■ Task brief
No images are to be carried over; print all other material exactly as it stands.

--- BEGIN ---

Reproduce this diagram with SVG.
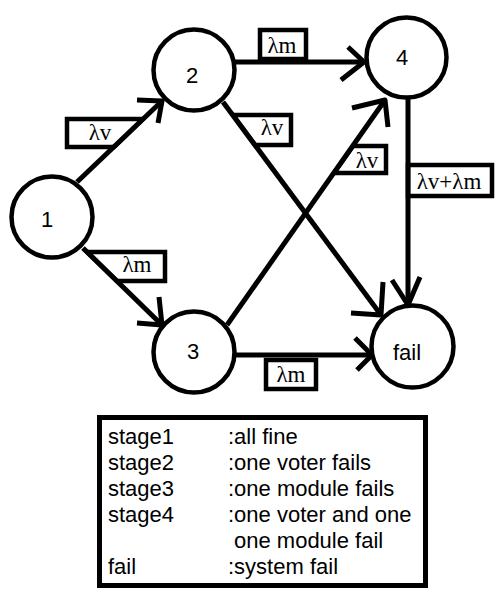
<svg xmlns="http://www.w3.org/2000/svg" width="503" height="609" viewBox="0 0 503 609">
<style>
.node{fill:#fff;stroke:#000;stroke-width:4.5}
.nl{font-family:"Liberation Sans",Arial,sans-serif;font-size:22px;text-anchor:middle;fill:#000}
.e{fill:none;stroke:#000;stroke-width:5;stroke-linecap:butt}
.ah{fill:none;stroke:#000;stroke-width:5;stroke-linecap:butt;stroke-linejoin:round}
.lb{fill:#fff;stroke:#000;stroke-width:4.5}
.lt{font-family:"Liberation Serif","Times New Roman",serif;font-size:23px;text-anchor:middle;fill:#000}
.lg{font-family:"Liberation Sans",Arial,sans-serif;font-size:22px;fill:#000}
</style>
<rect width="503" height="609" fill="#fff"/>
<g id="connectors">
  <!-- label boxes -->
  <polygon class="lb" points="67,119 143,119 114,147 67,147"/>
  <polygon class="lb" points="233,115 291,115 291,145 255,145"/>
  <polygon class="lb" points="353,146 386,146 386,173 334,173"/>
  <rect class="lb" x="408" y="165" width="84" height="31"/>
  <polygon class="lb" points="87,252 165,252 165,281 117,281"/>
  <rect class="lb" x="260" y="30" width="46" height="29"/>
  <rect class="lb" x="266" y="360" width="50" height="29"/>
  <!-- 1 -> 2 -->
  <line class="e" x1="77" y1="182" x2="162" y2="101"/>
  <polyline class="ah" points="137,100 162,101 158,123"/>
  <!-- 2 -> 4 -->
  <line class="e" x1="234" y1="62" x2="364" y2="62"/>
  <polyline class="ah" points="348,47 364,62 341,80"/>
  <!-- 2 -> fail -->
  <line class="e" x1="223" y1="102" x2="381" y2="315"/>
  <polyline class="ah" points="383,282 381,315 351,313"/>
  <!-- 3 -> 4 -->
  <line class="e" x1="227" y1="325" x2="385" y2="100"/>
  <polyline class="ah" points="352,108 385,100 388,127"/>
  <!-- 4 -> fail -->
  <line class="e" x1="408" y1="98" x2="408" y2="305"/>
  <polyline class="ah" points="392,280 408,305 420,277"/>
  <!-- 1 -> 3 -->
  <line class="e" x1="83" y1="248" x2="162" y2="325"/>
  <polyline class="ah" points="159,297 162,325 137,323"/>
  <!-- 3 -> fail -->
  <line class="e" x1="234" y1="355" x2="372" y2="355"/>
  <polyline class="ah" points="355,338 372,355 357,370"/>
  <!-- label texts -->
  <text class="lt" x="100" y="140">λv</text>
  <text class="lt" x="282" y="53">λm</text>
  <text class="lt" x="272" y="135">λv</text>
  <text class="lt" x="367" y="168">λv</text>
  <text class="lt" x="449" y="189">λv+λm</text>
  <text class="lt" x="137" y="272">λm</text>
  <text class="lt" x="291" y="382">λm</text>
</g>
<g id="node1"><circle class="node" cx="52" cy="217" r="40.5"/><text class="nl" x="47" y="227">1</text></g>
<g id="node2"><circle class="node" cx="194" cy="70" r="40.5"/><text class="nl" x="192" y="83">2</text></g>
<g id="node3"><circle class="node" cx="194" cy="352" r="40.5"/><text class="nl" x="193" y="359">3</text></g>
<g id="node4"><circle class="node" cx="406.5" cy="57.5" r="40"/><text class="nl" x="402" y="65">4</text></g>
<g id="nodefail"><circle class="node" cx="412.5" cy="346.5" r="41"/><text class="nl" x="407" y="360">fail</text></g>
<g id="legend">
  <rect x="99.5" y="417.5" width="326" height="168" fill="#fff" stroke="#000" stroke-width="5"/>
  <text class="lg" x="108" y="444">stage1</text>
  <text class="lg" x="228" y="444">:all fine</text>
  <text class="lg" x="108" y="470">stage2</text>
  <text class="lg" x="228" y="470">:one voter fails</text>
  <text class="lg" x="108" y="496">stage3</text>
  <text class="lg" x="228" y="496">:one module fails</text>
  <text class="lg" x="108" y="522">stage4</text>
  <text class="lg" x="228" y="522">:one voter and one</text>
  <text class="lg" x="234" y="548">one module fail</text>
  <text class="lg" x="108" y="574">fail</text>
  <text class="lg" x="228" y="574">:system fail</text>
</g>
</svg>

--- END ---

■ Answer to this problem
Reproduce this diagram with SVG.
<svg xmlns="http://www.w3.org/2000/svg" width="503" height="609" viewBox="0 0 503 609">
<style>
.node{fill:#fff;stroke:#000;stroke-width:4.5}
.nl{font-family:"Liberation Sans",Arial,sans-serif;font-size:22px;text-anchor:middle;fill:#000}
.e{fill:none;stroke:#000;stroke-width:5;stroke-linecap:butt}
.ah{fill:none;stroke:#000;stroke-width:5;stroke-linecap:butt;stroke-linejoin:round}
.lb{fill:#fff;stroke:#000;stroke-width:4.5}
.lt{font-family:"Liberation Serif","Times New Roman",serif;font-size:23px;text-anchor:middle;fill:#000}
.lg{font-family:"Liberation Sans",Arial,sans-serif;font-size:22px;fill:#000}
</style>
<rect width="503" height="609" fill="#fff"/>
<g id="connectors">
  <!-- label boxes -->
  <polygon class="lb" points="67,119 143,119 114,147 67,147"/>
  <polygon class="lb" points="233,115 291,115 291,145 255,145"/>
  <polygon class="lb" points="353,146 386,146 386,173 334,173"/>
  <rect class="lb" x="408" y="165" width="84" height="31"/>
  <polygon class="lb" points="87,252 165,252 165,281 117,281"/>
  <rect class="lb" x="260" y="30" width="46" height="29"/>
  <rect class="lb" x="266" y="360" width="50" height="29"/>
  <!-- 1 -> 2 -->
  <line class="e" x1="77" y1="182" x2="162" y2="101"/>
  <polyline class="ah" points="137,100 162,101 158,123"/>
  <!-- 2 -> 4 -->
  <line class="e" x1="234" y1="62" x2="364" y2="62"/>
  <polyline class="ah" points="348,47 364,62 341,80"/>
  <!-- 2 -> fail -->
  <line class="e" x1="223" y1="102" x2="381" y2="315"/>
  <polyline class="ah" points="383,282 381,315 351,313"/>
  <!-- 3 -> 4 -->
  <line class="e" x1="227" y1="325" x2="385" y2="100"/>
  <polyline class="ah" points="352,108 385,100 388,127"/>
  <!-- 4 -> fail -->
  <line class="e" x1="408" y1="98" x2="408" y2="305"/>
  <polyline class="ah" points="392,280 408,305 420,277"/>
  <!-- 1 -> 3 -->
  <line class="e" x1="83" y1="248" x2="162" y2="325"/>
  <polyline class="ah" points="159,297 162,325 137,323"/>
  <!-- 3 -> fail -->
  <line class="e" x1="234" y1="355" x2="372" y2="355"/>
  <polyline class="ah" points="355,338 372,355 357,370"/>
  <!-- label texts -->
  <text class="lt" x="100" y="140">λv</text>
  <text class="lt" x="282" y="53">λm</text>
  <text class="lt" x="272" y="135">λv</text>
  <text class="lt" x="367" y="168">λv</text>
  <text class="lt" x="449" y="189">λv+λm</text>
  <text class="lt" x="137" y="272">λm</text>
  <text class="lt" x="291" y="382">λm</text>
</g>
<g id="node1"><circle class="node" cx="52" cy="217" r="40.5"/><text class="nl" x="47" y="227">1</text></g>
<g id="node2"><circle class="node" cx="194" cy="70" r="40.5"/><text class="nl" x="192" y="83">2</text></g>
<g id="node3"><circle class="node" cx="194" cy="352" r="40.5"/><text class="nl" x="193" y="359">3</text></g>
<g id="node4"><circle class="node" cx="406.5" cy="57.5" r="40"/><text class="nl" x="402" y="65">4</text></g>
<g id="nodefail"><circle class="node" cx="412.5" cy="346.5" r="41"/><text class="nl" x="407" y="360">fail</text></g>
<g id="legend">
  <rect x="99.5" y="417.5" width="326" height="168" fill="#fff" stroke="#000" stroke-width="5"/>
  <text class="lg" x="108" y="444">stage1</text>
  <text class="lg" x="228" y="444">:all fine</text>
  <text class="lg" x="108" y="470">stage2</text>
  <text class="lg" x="228" y="470">:one voter fails</text>
  <text class="lg" x="108" y="496">stage3</text>
  <text class="lg" x="228" y="496">:one module fails</text>
  <text class="lg" x="108" y="522">stage4</text>
  <text class="lg" x="228" y="522">:one voter and one</text>
  <text class="lg" x="234" y="548">one module fail</text>
  <text class="lg" x="108" y="574">fail</text>
  <text class="lg" x="228" y="574">:system fail</text>
</g>
</svg>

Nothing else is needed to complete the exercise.